Of Confederate flags and statues of anti-Semites

Robert A. Cohn is Editor-in-Chief Emeritus of the St. Louis Jewish Light.

BY ROBERT A. COHN, Editor-in-Chief Emeritus

The legislature of South Carolina is in the process of voting this week on a request by Gov. Nikki Haley that the Confederate battle flag on the state Capitol grounds be taken down in the aftermath of the horrific massacre of nine worshippers at the historic Emanuel African Methodist Episcopal Church in Charleston, allegedly at the hands of a racist gunman who proudly posted photographs of himself with that flag in hand. 

The flag in question originally flew from the top of the South Carolina Capitol building; it was placed there in 1961 not so much as a tribute to the valor of Confederate soldiers but as a gesture of defiance and a symbol of the infamous Jim Crow laws that deprived African-Americans of their basic civil rights, including the right to vote.

If the Confederate battle flag had been flying since the period after the Civil War, when memories of the epic battles of that conflict were still fresh and when the North and South were trying to heal, then perhaps it might have served some legitimate purpose. But the South Carolina flag was placed there in 1961 at the height of the American civil rights movement. Taking the flag down requires a two-thirds vote in each house of the South Carolina Legislature. The measure has already passed in the Senate, and it is hoped that it will also pass in the House, so that the flag which has come to symbolize South Carolina’s racist past, will come down.

But how far should the removal of flags and monuments go?
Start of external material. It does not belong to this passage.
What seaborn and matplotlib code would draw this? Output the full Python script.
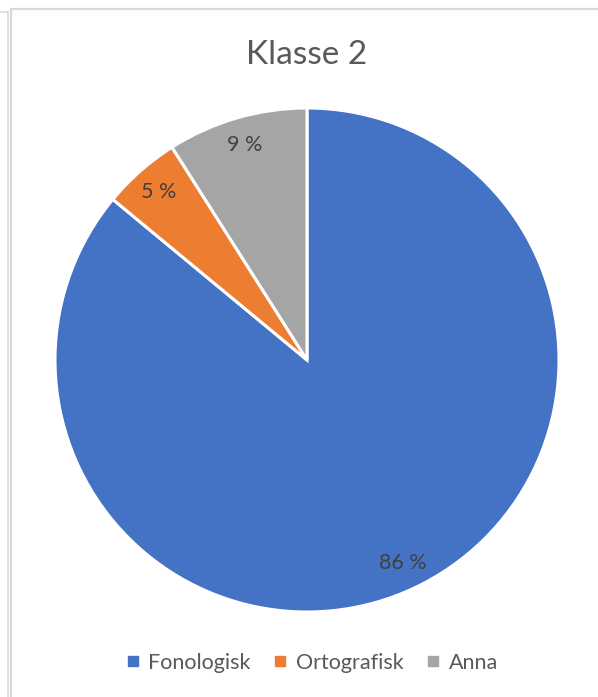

Should the monument to Confederate soldiers in Forest Park come down or be moved to a museum as some have demanded? Should universities, streets and highways, and public parks named after Confederate military officers be taken down? Should the Custis-Lee Mansion at the National Cemetery in Arlington, Virginia, erase the “Lee” from its official designation? And if Robert E. Lee’s family name is expunged because he led the Confederate army during the Civil War, should the names of George Washington and Thomas Jefferson be removed because each of them was a slave owner?
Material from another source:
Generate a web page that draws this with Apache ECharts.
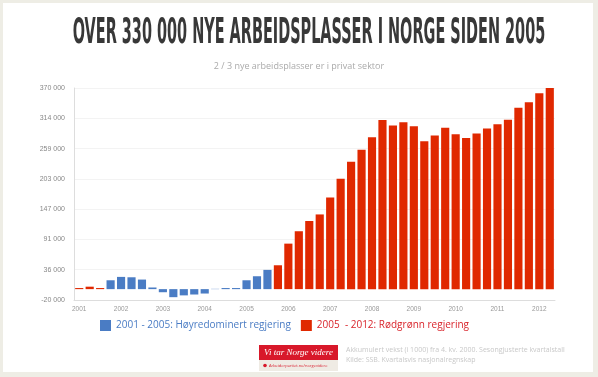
<!DOCTYPE html>
<html>
<head>
<meta charset="utf-8">
<script src="https://cdn.jsdelivr.net/npm/echarts@6/dist/echarts.min.js"></script>
<style>
  html, body { margin: 0; padding: 0; background: #eeede5; }
  #chart { width: 598px; height: 377px; }
</style>
</head>
<body>
<div id="chart"></div>
<script>
// kvartaler, 4. kv. 2000 = 0
var kvartaler = [
    '2001 K1', '2001 K2', '2001 K3', '2001 K4',
    '2002 K1', '2002 K2', '2002 K3', '2002 K4',
    '2003 K1', '2003 K2', '2003 K3', '2003 K4',
    '2004 K1', '2004 K2', '2004 K3', '2004 K4',
    '2005 K1', '2005 K2', '2005 K3', '2005 K4',
    '2006 K1', '2006 K2', '2006 K3', '2006 K4',
    '2007 K1', '2007 K2', '2007 K3', '2007 K4',
    '2008 K1', '2008 K2', '2008 K3', '2008 K4',
    '2009 K1', '2009 K2', '2009 K3', '2009 K4',
    '2010 K1', '2010 K2', '2010 K3', '2010 K4',
    '2011 K1', '2011 K2', '2011 K3', '2011 K4',
    '2012 K1', '2012 K2'
];

// akkumulert vekst, hoyreregjering (blå)
var hoyreVerdier = [
    null, null, null, 16300,
    22500, 21800, 17600, 3000,
    -5700, -14800, -11500, -9900,
    -8100, 500, 2000, 2000,
    16300, 23700, 35400, null,
    null, null, null, null,
    null, null, null, null,
    null, null, null, null,
    null, null, null, null,
    null, null, null, null,
    null, null, null, null,
    null, null
];

// akkumulert vekst, rodgronn regjering (rød) - inkl. starten av 2001
var rodgronnVerdier = [
    2000, 4500, 2000, null,
    null, null, null, null,
    null, null, null, null,
    null, null, null, null,
    null, null, null, 43900,
    83700, 106500, 125300, 137400,
    168600, 203000, 234100, 256200,
    279500, 311200, 300800, 307000,
    299700, 272100, 282400, 297100,
    285000, 278200, 286100, 295300,
    303300, 311800, 333800, 343600,
    360500, 370000
];

var serieNavn = ['2001 - 2005: Høyredominert regjering', '2005  - 2012: Rødgrønn regjering'];
var yMin = -20000;
var yMax = 370000;

var blaa = '#4a7cc4';
var roed = '#e02800';

var chart = echarts.init(document.getElementById('chart'));

var option = {
    backgroundColor: '#eeede5',
    animation: false,
    graphic: [
        {
            type: 'rect', z: -10,
            shape: { x: 3, y: 3, width: 590, height: 369 },
            style: { fill: '#ffffff' }
        },
        {
            type: 'text', x: 309, y: 34, scaleX: 0.446,
            style: {
                text: 'OVER 330 000 NYE ARBEIDSPLASSER I NORGE SIDEN 2005',
                font: 'bold 36px "Liberation Sans Narrow", "DejaVu Sans Condensed", sans-serif',
                fill: '#383838', textAlign: 'center', textVerticalAlign: 'middle'
            }
        },
        {
            type: 'text', x: 299, y: 66,
            style: {
                text: '2 / 3 nye arbeidsplasser er i privat sektor',
                font: '9px "Open Sans", sans-serif',
                fill: '#aaaaaa', textAlign: 'center', textVerticalAlign: 'middle'
            }
        },
        // logo-boks
        {
            type: 'rect',
            shape: { x: 259, y: 345, width: 79, height: 15 },
            style: { fill: '#d8182a' }
        },
        {
            type: 'text', x: 298.5, y: 353,
            style: {
                text: 'Vi tar Norge videre',
                font: 'italic 9px "Liberation Serif", serif',
                fill: '#ffffff', textAlign: 'center', textVerticalAlign: 'middle'
            }
        },
        {
            type: 'rect',
            shape: { x: 259, y: 360, width: 79, height: 11 },
            style: { fill: '#efebe4' }
        },
        {
            type: 'circle',
            shape: { cx: 265, cy: 365.5, r: 1.8 },
            style: { fill: '#d8182a' }
        },
        {
            type: 'text', x: 269, y: 365.5,
            style: {
                text: 'Arbeiderpartiet.no/norgevidere',
                font: '4px "Open Sans", sans-serif',
                fill: '#d8182a', textVerticalAlign: 'middle'
            }
        },
        {
            type: 'text', x: 346, y: 350,
            style: {
                text: 'Akkumulert vekst (i 1000) fra 4. kv. 2000. Sesongjusterte kvartalstall',
                font: '7px "Open Sans", sans-serif',
                fill: '#c8c8c8', textVerticalAlign: 'middle'
            }
        },
        {
            type: 'text', x: 346, y: 359.5,
            style: {
                text: 'Kilde: SSB. Kvartalsvis nasjonalregnskap',
                font: '7px "Open Sans", sans-serif',
                fill: '#c8c8c8', textVerticalAlign: 'middle'
            }
        }
    ],
    legend: {
        left: 95,
        top: 315,
        itemWidth: 11,
        itemHeight: 11,
        itemGap: 10,
        icon: 'rect',
        textStyle: { fontFamily: 'Open Sans', fontSize: 10 },
        data: [
            { name: serieNavn[0], textStyle: { color: blaa } },
            { name: serieNavn[1], textStyle: { color: '#d9242b' } }
        ]
    },
    grid: {
        left: 74,
        right: 43,
        top: 88,
        bottom: 77,
        containLabel: false
    },
    xAxis: {
        type: 'category',
        data: kvartaler,
        axisLine: { onZero: false, lineStyle: { color: '#dddddd' } },
        axisTick: { show: false },
        axisLabel: {
            interval: 3,
            fontSize: 6.5,
            color: '#999999',
            fontFamily: 'Liberation Sans',
            margin: 6,
            formatter: function (v) { return v.split(' ')[0]; }
        }
    },
    yAxis: {
        type: 'value',
        min: yMin,
        max: yMax,
        interval: (yMax - yMin) / 7,
        axisLine: { show: true, lineStyle: { color: '#dddddd' } },
        axisTick: { show: false },
        splitLine: { lineStyle: { color: '#f3f3f3' } },
        axisLabel: {
            fontSize: 7,
            color: '#888888',
            fontFamily: 'Liberation Sans',
            margin: 9,
            formatter: function (v) {
                var t = Math.round(v / 1000);
                return t + ' 000';
            }
        }
    },
    series: [
        {
            name: serieNavn[0],
            type: 'bar',
            barGap: '-100%',
            barCategoryGap: '22%',
            itemStyle: { color: blaa },
            data: hoyreVerdier
        },
        {
            name: serieNavn[1],
            type: 'bar',
            barGap: '-100%',
            barCategoryGap: '22%',
            itemStyle: { color: roed },
            data: rodgronnVerdier
        }
    ]
};

chart.setOption(option);
</script>
</body>
</html>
Do we as American Jews have similar concerns about statues and other public tributes to historic figures who are known to have been vicious anti-Semites? If so, we should be clamoring for Ukraine to remove its statue of Bogdan Chmielnicki who, in late spring of 1648, led a peasant revolt against Ukraine’s Polish rulers. Paul Johnson, in his one-volume “A History of the Jews,” writes: 

“But the principal animus was directed against the Jews, with whom the peasants had the most contact. … Thousands of Jews from the villages and shtetls scrambled for safety.” 

In all, according to Johnson, about 6,000 Jews were massacred in the affected town. Despite this well-documented anti-Jewish bloodbath, a defiant equestrian statue of Chmielnicki stands in the town square in Kiev. Should not that statue be removed despite the fact that its subject is a hero to many Ukrainians?

The statue dilemma strikes closer to home. St. Louis is named in honor of the French King Louis IX, the patron saint of Louis XV. Historian Johnson describes Louis IX, whose statue appears atop Art Hill in Forest Park, as “a crusader and anti-Semite, (who) was the only monarch to cooperate with (Pope Gregory IX) in the pope’s ban on the Talmud and fulminations against European Jews. 

The French monarch after whom our fair city is named is quoted by Johnson as having said that “the best way to argue with a Jew was to plunge a sword in him.”

Even harsher indictments against King Louis IX (1226-1270) are detailed in a comprehensive article on France in the Encyclopedia Judaica (1972 edition). The article states: “During the reign of Louis IX, severalanti-Jewish persecutions took place in 1236 in the western provinces. … The king, ostentatiously scrupulous of benefitting from money earned from the sin of usury, dedicated it to the financing of the Crusade.”

Also noted is that Louis IX and Alphonse of Poitiers rivaled one another in their brutal methods of extorting money from the Jews.

I would not advocate removing the statue of King Louis IX from its prominent place atop Art Hill. Vandals over the years have stolen his sword, which was a kind of posthumous punishment for the anti-Jewish tyrant. Reasonable people on both sides of this issue can disagree on whether there should be a statute of limitations on statue and monument removal. 

From a historical viewpoint, the Confederate battle flag in South Carolina and the statues of anti-Jewish historic figures in Kiev and St. Louis provide useful “teachable moments” for the entire community.